SUBSTITUIÇÃO TRIBUTÁRIA
O uso abusivo por parte dos Estados do sistema conhecido como substituição tributária é mais uma importante distorção do ICMS. Por meio desse sistema, os Estados cobram em uma única etapa do processo produtivo (indústria) o imposto devido em todas as etapas subsequentes, até a venda ao consumidor final.
De acordo com especialistas, a substituição tributária é um bom mecanismo para produtos homogêneos e com pouca variação do preço ao consumidor. No caso de produtos heterogêneos, com grande variabilidade na margem de comercialização, gera distorções dos preços relativos.
Atualmente, uma imensa lista de produtos está sujeita ao sistema de pagamento antecipado do imposto e cada estado brasileiro adota um regime distinto de substituição tributária, contribuindo para o aumento da complexidade.
Como o pagamento do imposto é feito de forma antecipada, os Estados utilizam métricas e pesquisas de preços para estimar os valores das mercadorias quando chegam ao consumidor final. O valor de venda, entretanto, pode variar para cima ou para baixo a depender das condições do mercado, como oferta e procura.
“As empresas precisam fazer controles para saber se o preço é maior ou menor do que o valor estimado. Se for menor, é possível recuperar a diferença de imposto recolhido. Se for maior, alguns Estados estão exigindo a cobrança complementar do imposto e essa exigência tem sido questionada no Judiciário”, explica Douglas Campanini.

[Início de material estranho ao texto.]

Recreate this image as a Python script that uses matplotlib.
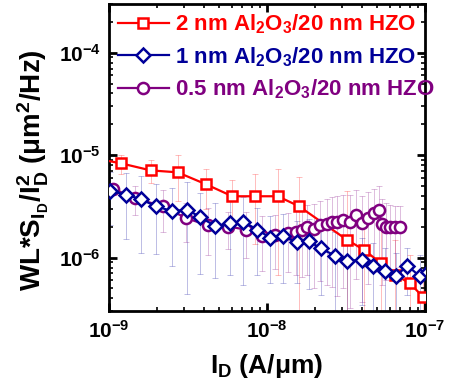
import numpy as np
import matplotlib
matplotlib.use("Agg")
import matplotlib.pyplot as plt

plt.rcParams["font.family"] = ["Liberation Sans", "DejaVu Sans"]
plt.rcParams["font.weight"] = "bold"
plt.rcParams["mathtext.default"] = "regular"

# ---------------------------
# Data
# ---------------------------
id_2nm = [8.5e-10, 1.20e-9, 1.84e-9, 2.72e-9, 4.11e-9, 6.03e-9, 8.39e-9, 1.17e-8,
          1.59e-8, 3.19e-8, 4.11e-8, 5.27e-8, 6.46e-8, 8.04e-8, 9.7e-8]
s_2nm = [9.2e-6, 8.3e-6, 7.1e-6, 6.8e-6, 5.2e-6, 3.97e-6, 3.97e-6, 3.97e-6,
         3.18e-6, 1.50e-6, 1.19e-6, 8.8e-7, 6.8e-7, 5.6e-7, 4.15e-7]
err_2nm = [1.8e-6, 1.7e-6, 1.8e-6, 3.2e-6, 2.2e-6, 1.8e-6, 2.6e-6, 3.3e-6,
           2.9e-6, 3.0e-6, 1.5e-6, 1.0e-6, 0.8e-6, 0.5e-6, 0.3e-6]

id_1nm = [1.01e-9, 1.29e-9, 1.59e-9, 1.98e-9, 2.52e-9, 3.13e-9, 3.77e-9, 4.71e-9,
          5.83e-9, 7.02e-9, 8.69e-9, 1.045e-8, 1.27e-8, 1.54e-8, 1.85e-8, 2.19e-8,
          2.71e-8, 3.22e-8, 3.97e-8, 4.72e-8, 5.62e-8, 6.58e-8, 7.74e-8, 9.29e-8, 1.04e-7]
s_1nm = [4.47e-6, 4.12e-6, 3.71e-6, 3.18e-6, 2.83e-6, 2.94e-6, 2.49e-6, 2.03e-6,
         2.17e-6, 2.24e-6, 1.88e-6, 1.56e-6, 1.61e-6, 1.41e-6, 1.44e-6, 1.23e-6,
         1.04e-6, 9.35e-7, 9.45e-7, 8.26e-7, 7.46e-7, 6.64e-7, 8.35e-7, 6.56e-7, 7.3e-7]
err_1nm = [2.4e-6, 2.6e-6, 2.6e-6, 2.1e-6, 2.0e-6, 2.5e-6, 1.8e-6, 1.4e-6,
           1.5e-6, 1.7e-6, 1.2e-6, 1.0e-6, 1.05e-6, 0.85e-6, 0.95e-6, 0.8e-6,
           0.75e-6, 0.7e-6, 0.6e-6, 0.55e-6, 0.5e-6, 0.45e-6, 0.4e-6, 0.4e-6, 0.4e-6]

id_05nm = [1.055e-9, 1.46e-9, 2.21e-9, 3.07e-9, 4.25e-9, 5.68e-9, 7.33e-9, 9.33e-9,
           1.12e-8, 1.36e-8, 1.53e-8, 1.67e-8, 1.79e-8, 1.98e-8, 2.16e-8, 2.39e-8,
           2.57e-8, 2.76e-8, 3.01e-8, 3.35e-8, 3.66e-8, 3.97e-8, 4.37e-8, 4.75e-8,
           5.14e-8, 5.32e-8, 5.67e-8, 6.00e-8, 6.45e-8, 6.95e-8]
s_05nm = [4.72e-6, 3.79e-6, 3.16e-6, 2.43e-6, 2.06e-6, 2.01e-6, 1.88e-6, 1.64e-6,
          1.68e-6, 1.72e-6, 1.78e-6, 1.84e-6, 1.98e-6, 1.91e-6, 2.09e-6, 2.14e-6,
          2.22e-6, 2.22e-6, 2.31e-6, 2.22e-6, 2.62e-6, 2.17e-6, 2.45e-6, 2.72e-6,
          2.89e-6, 2.14e-6, 2.01e-6, 1.98e-6, 1.98e-6, 2.01e-6]
err_05nm = [0.6e-6, 1.2e-6, 1.4e-6, 1.0e-6, 1.0e-6, 0.8e-6, 0.9e-6, 0.9e-6,
            0.9e-6, 1.0e-6, 1.1e-6, 1.2e-6, 1.3e-6, 1.4e-6, 1.5e-6, 1.6e-6,
            1.7e-6, 1.8e-6, 1.8e-6, 1.9e-6, 2.0e-6, 1.8e-6, 1.9e-6, 2.0e-6,
            2.1e-6, 1.6e-6, 1.4e-6, 1.3e-6, 1.2e-6, 1.2e-6]

labels = ["2 nm Al$_2$O$_3$/20 nm HZO",
          "1 nm Al$_2$O$_3$/20 nm HZO",
          "0.5 nm Al$_2$O$_3$/20 nm HZO"]
colors = ["#ff0000", "#000099", "#800080"]

# ---------------------------
# Plot
# ---------------------------
fig = plt.figure(figsize=(4.54, 3.87), dpi=100)
ax = fig.add_axes([0.240, 0.196, 0.696, 0.794])

series = [
    (id_2nm, s_2nm, err_2nm, "s", 7, 3),
    (id_1nm, s_1nm, err_1nm, "D", 7.5, 5),
    (id_05nm, s_05nm, err_05nm, "o", 8, 4),
]

for (x, y, e, m, ms, z), lab, c in zip(series, labels, colors):
    ax.errorbar(x, y, yerr=e, fmt="none", ecolor=c, elinewidth=0.6,
                capsize=2, capthick=0.6, alpha=0.3, zorder=1)
    ax.plot(x, y, color=c, marker=m, markersize=ms, markerfacecolor="white",
            markeredgecolor=c, markeredgewidth=1.8, linewidth=1.6, label=lab,
            zorder=z)

ax.set_xscale("log")
ax.set_yscale("log")
ax.set_xlim(1e-9, 1e-7)
ax.set_ylim(3e-7, 3e-4)

ax.set_xlabel("I$_D$ (A/$\\mu$m)", fontsize=19, fontweight="bold", labelpad=8)
ax.set_ylabel("WL*S$_{I_D}$/I$_D^2$ ($\\mu$m$^2$/Hz)", fontsize=20,
              fontweight="bold")
ax.yaxis.set_label_coords(-0.185, 0.46)

ax.tick_params(which="both", direction="in", top=True, right=True)
ax.tick_params(which="major", length=6, width=2, labelsize=15, pad=6)
ax.tick_params(which="minor", length=3, width=1.2)
for lbl in ax.get_xticklabels() + ax.get_yticklabels():
    lbl.set_fontweight("bold")
for sp in ax.spines.values():
    sp.set_linewidth(2)

leg = ax.legend(loc="upper left", frameon=False, handlelength=2.3,
                handletextpad=0.25, labelspacing=0.4, borderaxespad=0.3,
                borderpad=0.1, prop={"weight": "bold", "size": 16})
for txt, c in zip(leg.get_texts(), colors):
    txt.set_color(c)

fig.savefig("out.png", dpi=100)
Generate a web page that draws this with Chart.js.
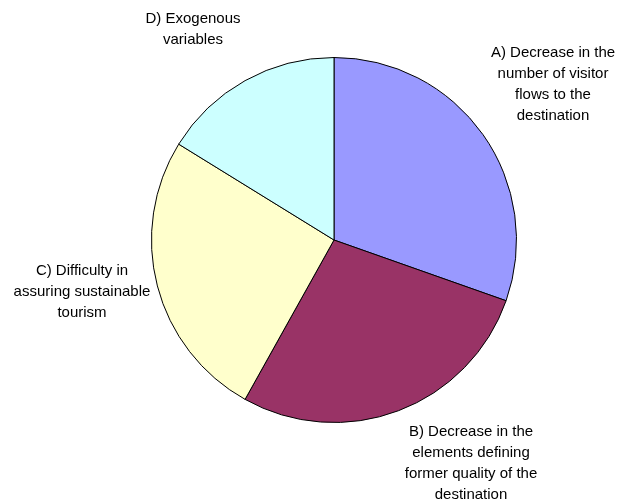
<!DOCTYPE html>
<html>
<head>
<meta charset="utf-8">
<script src="https://cdn.jsdelivr.net/npm/chart.js@4/dist/chart.umd.min.js"></script>
<style>
  html, body { margin: 0; padding: 0; background: #fff; }
  #wrap { width: 618px; height: 501px; }
</style>
</head>
<body>
<div id="wrap"><canvas id="myChart" width="618" height="501"></canvas></div>
<script>
// data (shares in %)
const categories = [
  "A) Decrease in the number of visitor flows to the destination",
  "B) Decrease in the elements defining former quality of the destination",
  "C) Difficulty in assuring sustainable tourism",
  "D) Exogenous variables"
];
const shares = [30.4, 27.7, 25.7, 16.2];
const sliceColors = ["#9999FF", "#993366", "#FFFFCC", "#CCFFFF"];

// text of the labels, split the way the picture wraps them
const labelLines = [
  ["A) Decrease in the", "number of visitor", "flows to the", "destination"],
  ["B) Decrease in the", "elements defining", "former quality of the", "destination"],
  ["C) Difficulty in", "assuring sustainable", "tourism"],
  ["D) Exogenous", "variables"]
];
// where each label block sits (centre x, middle of first line y)
const labelPos = [
  { x: 553, y: 53 },
  { x: 471, y: 432 },
  { x: 82, y: 271 },
  { x: 193, y: 19 }
];

const sliceLabels = {
  id: "sliceLabels",
  afterDraw(chart) {
    const ctx = chart.ctx;
    ctx.save();
    ctx.fillStyle = "#000";
    ctx.font = "15px 'Liberation Sans', Arial, sans-serif";
    ctx.textAlign = "center";
    ctx.textBaseline = "middle";
    labelLines.forEach((lines, i) => {
      const p = labelPos[i];
      lines.forEach((t, j) => {
        ctx.fillText(t, p.x, p.y + j * 20.8);
      });
    });
    ctx.restore();
  }
};

const ctx = document.getElementById("myChart").getContext("2d");
new Chart(ctx, {
  type: "pie",
  data: {
    labels: categories,
    datasets: [{
      data: shares,
      backgroundColor: sliceColors,
      borderColor: "#000",
      borderWidth: 1
    }]
  },
  options: {
    responsive: false,
    animation: false,
    layout: { padding: { left: 151, right: 101, top: 57, bottom: 78 } },
    plugins: {
      legend: { display: false },
      tooltip: { enabled: false }
    }
  },
  plugins: [sliceLabels]
});
</script>
</body>
</html>
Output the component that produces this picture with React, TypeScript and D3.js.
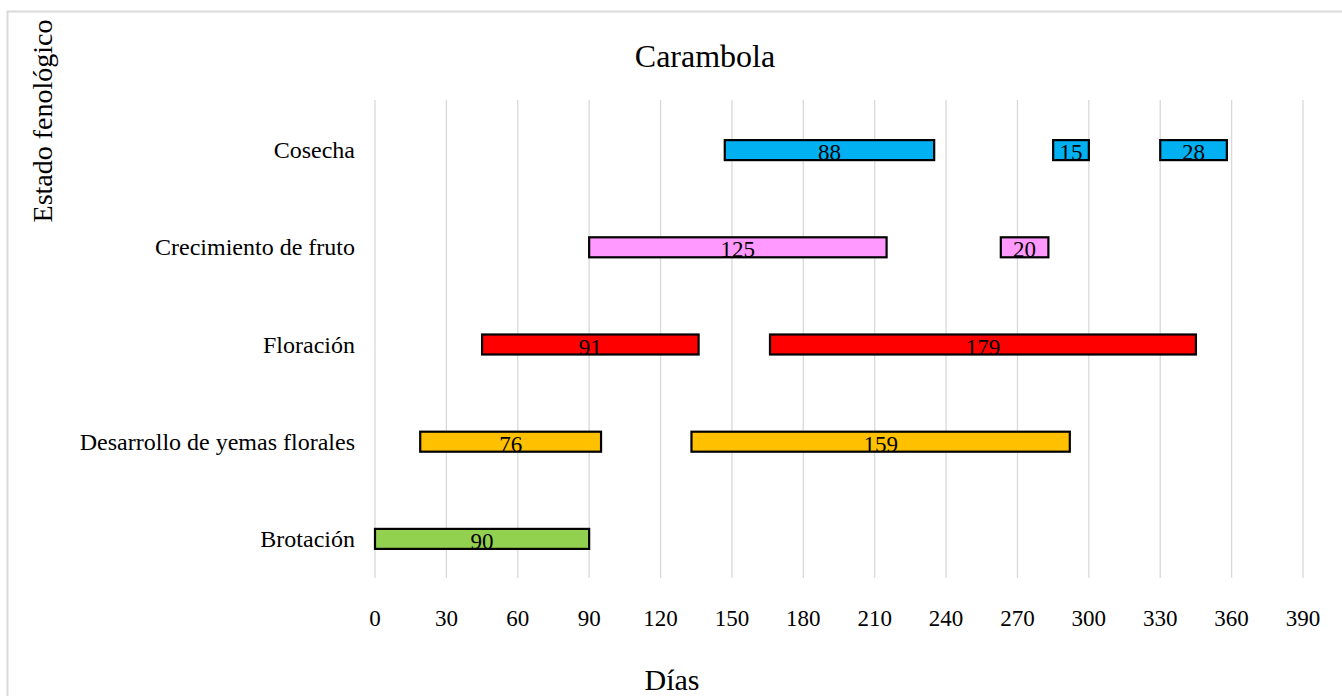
import React from "react";
import * as d3 from "d3";

const categories = ["Cosecha", "Crecimiento de fruto", "Floración", "Desarrollo de yemas florales", "Brotación"];
const colors = ["#00b0f0", "#ff99ff", "#ff0000", "#ffc000", "#92d050"];
// segments: [category index, start day, duration]
const segCategory = [4, 3, 3, 2, 2, 1, 1, 0, 0, 0];
const segStart = [0, 19, 133, 45, 166, 90, 263, 147, 285, 330];
const segDuration = [90, 76, 159, 91, 179, 125, 20, 88, 15, 28];
const xTicks = [0, 30, 60, 90, 120, 150, 180, 210, 240, 270, 300, 330, 360, 390];

const W = 1342;
const H = 696;
const FONT = "'Liberation Serif', 'Times New Roman', serif";

export default function App() {
  const x = d3.scaleLinear().domain([0, 390]).range([375, 1303]);
  const y = d3.scaleBand<string>().domain(categories).range([101.5, 587.5]);
  const barH = 20;
  return (
    <svg width={W} height={H} style={{ position: "absolute", left: 0, top: 0 }} fontFamily={FONT}>
      <rect x={0} y={0} width={W} height={H} fill="#fff" />
      <rect x={7.5} y={11.5} width={W + 10} height={H + 10} fill="none" stroke="#d9d9d9" strokeWidth={2} />
      <text x={705} y={67} fontSize={32} textAnchor="middle" fill="#000">Carambola</text>
      {xTicks.map((t) => (
        <g key={t}>
          <line x1={x(t)} x2={x(t)} y1={100} y2={578} stroke="#d9d9d9" strokeWidth={1.3} />
          <text x={x(t)} y={626} fontSize={23} textAnchor="middle" fill="#000">{t}</text>
        </g>
      ))}
      {categories.map((c) => (
        <text key={c} x={355} y={(y(c) ?? 0) + y.bandwidth() / 2 + 8} fontSize={24} textAnchor="end" fill="#000">{c}</text>
      ))}
      {segStart.map((s, i) => {
        const c = categories[segCategory[i]];
        const cy = (y(c) ?? 0) + y.bandwidth() / 2;
        const x0 = x(s);
        const x1 = x(s + segDuration[i]);
        return (
          <g key={i}>
            <rect x={x0} y={cy - barH / 2} width={x1 - x0} height={barH} fill={colors[segCategory[i]]} stroke="#000" strokeWidth={2.2} />
            <text x={(x0 + x1) / 2} y={cy + 10} fontSize={23} textAnchor="middle" fill="#000">{segDuration[i]}</text>
          </g>
        );
      })}
      <text x={672} y={690} fontSize={30} textAnchor="middle" fill="#000">Días</text>
      <text transform="translate(52,121) rotate(-90)" fontSize={28} textAnchor="middle" fill="#000">Estado fenológico</text>
    </svg>
  );
}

Uma decisão do STF (Supremo Tribunal Federal) de 2016 determina que os Estados devolvam o ICMS pago a maior para os contribuintes nos casos de vendas por preço menor daquele utilizado para a base de cálculo do imposto. Mas não há legislação que obrigue o contribuinte a complementar o valor do imposto quando a mercadoria for vendida por preço maior que o valor estimado.